The bear market in equities is still dominating forex trade, and is still allowing very little price action to follow through and hold for more than a session. Right now the market looks to be forced into dollar buying to hedge falling equities, and however tedious it feels each day that move is getting all of the attention. The market signaled in trade on Wednesday and Thursday that it is willing to sell the dollar on days that equities find buyers; Asian trade initially showed that on Thursday, and although still dominant in the mid to long-term the greenback now has a near-term dollar index outlook that will question the resolve of those long the Usd if global equities can string together two days of gains.
It seems unlikely that equities will do anything but continue the selling until the Financial sector, the XLF, can generate buying interest, and with shares of Citi touching under $1 in trade on Thursday that may be a hard thing to achieve. As such forex traders should look to the momentum coming from each of the regional market's equity futures opening, 2am, 7am, 7pm EST, and follow the momentum in each session before re-setting the thought process on where things are likely to go. Time has shown that very little has too much chance of holding for too long at the moment.
The 4 hour charts are still controlled by the Usd, there is no doubting that, but there is now doubt as to how long the dollar can get bought outside of the safety hedge against falling equity values. A continuation of equity selling really is not generating the kind of dollar buying seen over the last year of trade since Bear Stearns collapsed. We are looking for some yen cross pair trades forming over the coming weeks, and are very interested in seeing the reaction to the Bank of England and ECB rate decisions in Asian and the European trade on Friday.

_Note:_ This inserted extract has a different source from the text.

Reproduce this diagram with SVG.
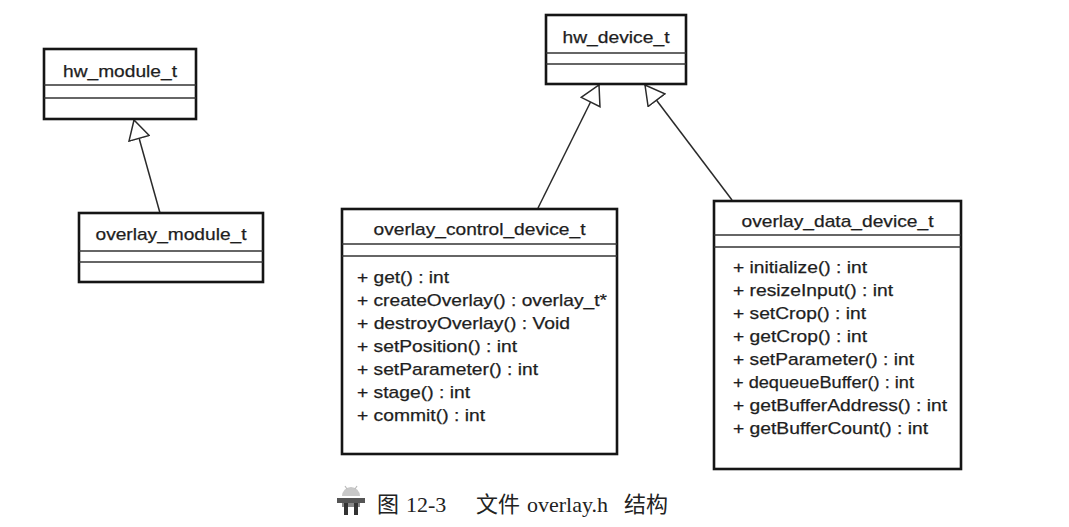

The halcyon days of dollar buying may now be thoroughly tested in the near-term, especially as the cost of underwriting the 'safest' of bond debt, U.S. Treasuries, is increasing by the day. Credit Default Swap (CDS) premiums are rocketing higher at the moment, indicating that the cost to insure against Treasury default really has to be considered, and that may send a chill down the spine of those looking to be long-dollars for safety over the long haul; insurance costs just went up, and this time it has nothing to do with AIG.
It seems strange that there can be a bullish fundamental undertone possibly bubbling underneath the majors when the technical indicators are looking so washed out, but the dollar index has held 88.00 for longer than it would normally hold a price point; something has to give, and it may be the Usd/S&P link.